Written by: Anonymous
The 2021 fall semester was my very first experience at university. As a first year student, the new university environment was an overwhelming but enjoyable experience. Throughout the semester, there were most definitely fluctuations with my mental health, and understanding these fluctuations early in the semester allowed me to adjust and develop coping strategies and resources to assist me throughout the semester. I will be sharing these methods and experiences anonymously to help incoming or current Queen’s students. I will be separating my mental health experience into 3 sections, academics, food & lifestyle, and social life.
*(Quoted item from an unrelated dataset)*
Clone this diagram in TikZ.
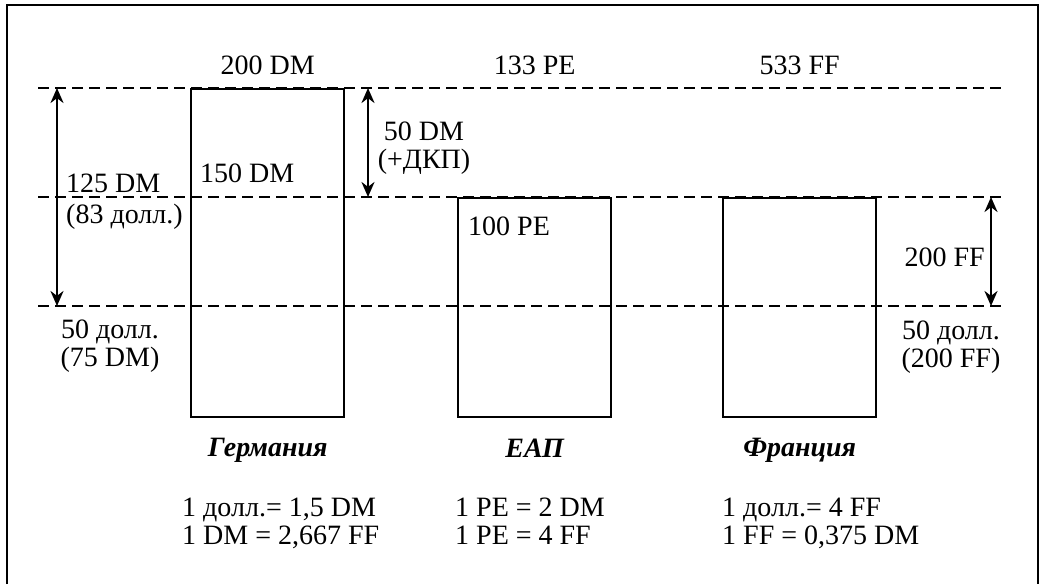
\documentclass[tikz,border=0pt]{standalone}
\usepackage{fontspec}
\setmainfont{Liberation Serif}
\usetikzlibrary{arrows.meta,positioning}

\begin{document}
\begin{tikzpicture}[x=1pt, y=-1pt, font=\fontsize{28}{28}\selectfont,
  box/.style={draw, line width=2.4pt, minimum width=153pt, inner sep=0pt, anchor=north west},
  lbl/.style={inner sep=2pt, align=center},
  cntry/.style={lbl, font=\fontsize{28}{28}\selectfont\bfseries\itshape},
  level/.style={line width=2.1pt, dash pattern=on 11pt off 6pt},
  arr/.style={{Stealth[length=15pt,width=13pt]}-{Stealth[length=15pt,width=13pt]}, line width=2.6pt}]
\useasboundingbox (0,0) rectangle (1043,584);
\draw[line width=2.4pt] (7,584) -- (7,5) -- (1038,5) -- (1038,584);

% price levels
\foreach \n/\y in {top/88, mid/197, low/306}{
  \coordinate (\n W) at (38,\y);
  \coordinate (\n E) at (1003,\y);
  \draw[level] (\n W) -- (\n E);
}

% countries
\node[box, minimum height=328pt] (ger) at (190,88) {};
\node[box, minimum height=219pt] (eap) at (457,197) {};
\node[box, minimum height=219pt] (fra) at (722,197) {};

% spreads
\coordinate (dL) at (57,0);
\coordinate (dM) at (368,0);
\coordinate (dR) at (991,0);
\draw[arr] (dL |- topW) -- (dL |- lowW);
\draw[arr] (dM |- topW) -- (dM |- midW);
\draw[arr] (dR |- midW) -- (dR |- lowW);

\node[lbl, above=11pt of ger] (gerTot) {200 DM};
\node[lbl] (eapTot) at (eap.north |- gerTot) {133 PE};
\node[lbl] (fraTot) at (fra.north |- gerTot) {533 FF};

\node[lbl, anchor=base west] (gerIn) at (198,182) {150 DM};
\node[lbl, anchor=base west] (eapIn) at (466,235) {100 PE};
\node[lbl, align=left, anchor=base west] (gerDif) at (64,223) {125 DM\\[3pt](83 долл.)};
\node[lbl, anchor=base] (dkp) at (424,168) {50 DM\\(+ДКП)};
\node[lbl, anchor=base east] (fraDif) at (987,266) {200 FF};
\node[lbl, anchor=base] (gerUSD) at (110,366) {50 долл.\\(75 DM)};
\node[lbl, anchor=base] (fraUSD) at (951,367) {50 долл.\\(200 FF)};

\node[cntry, below=18pt of ger] (gerName) {Германия};
\node[cntry, below=18pt of eap] (eapName) {ЕАП};
\node[cntry, below=18pt of fra] (fraName) {Франция};

% rates
\node[lbl, align=left, anchor=base west] (gerRate) at (180,544) {1 долл.= 1,5 DM\\1 DM = 2,667 FF};
\node[lbl, align=left, anchor=base west] (eapRate) at (453,544) {1 PE = 2 DM\\1 PE = 4 FF};
\node[lbl, align=left, anchor=base west] (fraRate) at (720,544) {1 долл.= 4 FF\\1 FF = 0,375 DM};
\end{tikzpicture}
\end{document}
Firstly, in the scope of academics, when individuals discuss stress and mental health they often link school and academics as the leading cause. Personally, it definitely is a contributing factor to stress and a weight on my mental health. However, I view it as temporary. There are high stress periods of time, such as before midterm and final exams, however, I found that having well established study routines and a supportive group of friends was helpful in minimizing detrimental mental health impacts from academics. I’m sure that you have heard the usual tips of using weekly planners, finding studying locations, using course resources, and studying in groups. Personally, during the most stressful periods of time I would spread out studying throughout the day and allot time for collaborative and independent studying. One particular time before final exams I was feeling extremely anxious and it felt as if there was a never ending to-do list, and the fear of not performing well on the exams and wasting all the effort from the semester. During these times, I feel the most home-sick and calling my family was comforting but emotional as well. I believe that engaging with what makes you feel at home and safe is a great way to destress and reset the mind, especially when it feels like it is failing you.
Next I will be discussing the lifestyle impacts on my mental health, and why I believe that this was the most important factor. I mentioned before that the mental health impacts associated with academics were temporary. However, lifestyle habits are long term. Nutrition, exercise, sleeping schedule and experiences with mindful breathing are what I will be sharing. Firstly, coming to university and having a meal plan, my eating habits had to adjust to the food being given to me. SinceI struggled with eating disorders, sudden changes to food were difficult. It was important for me to dedicate time to get food and I found the nutritional information across Queen’s dining services a useful tool. My overall goal was to get 3 meals everyday, however, throughout the last semester my sleeping schedule would cause me to wake up late and skip breakfast daily. I found that sleeping and waking up late had negative affects on my lifestyle habits which reflected on my mental health. Overall, I had less energy and motivation and felt anxious from running out of time during the day. In November, I began setting a goal of sleeping before midnight and waking up before 9:30 to go to gym. Setting a destination in the morning motivated me to wake up and remain dedicated to this goal. Not to mention, allotting time for exercise was extremely beneficial for my mental health and helped me fall asleep at night.
Finally, I will be discussing the social components of university and how important it is for our mental health. As an incoming student to a new environment it is very easy to feel lonely and not having made enough connections and friendships. It is important to balance social life and academic life to prevent burnout and maintain joy throughout stressful times. Not to mention, studying in groups can be extremely motivating and beneficial. I believe that social media has been a great method of meeting new people, however, at certain times it is difficult to take the leap of meeting people from social media in person. Overall, I am an extremely social individual that loves to meet new people and be surrounded with people at all times. On the outside, this may seem like a great character trait, it makes me prone to loneliness because I get anxious about the idea of independence. As a result, the feeling of missing out (FOMO) is a large component to my social decisions. A majority of the time I felt supported with friends, however, at some times it felt like the connections that I made were not enough or not strong enough. At the moment, I don’t have a solution to this because making connections and friendships takes time, patience, and trust.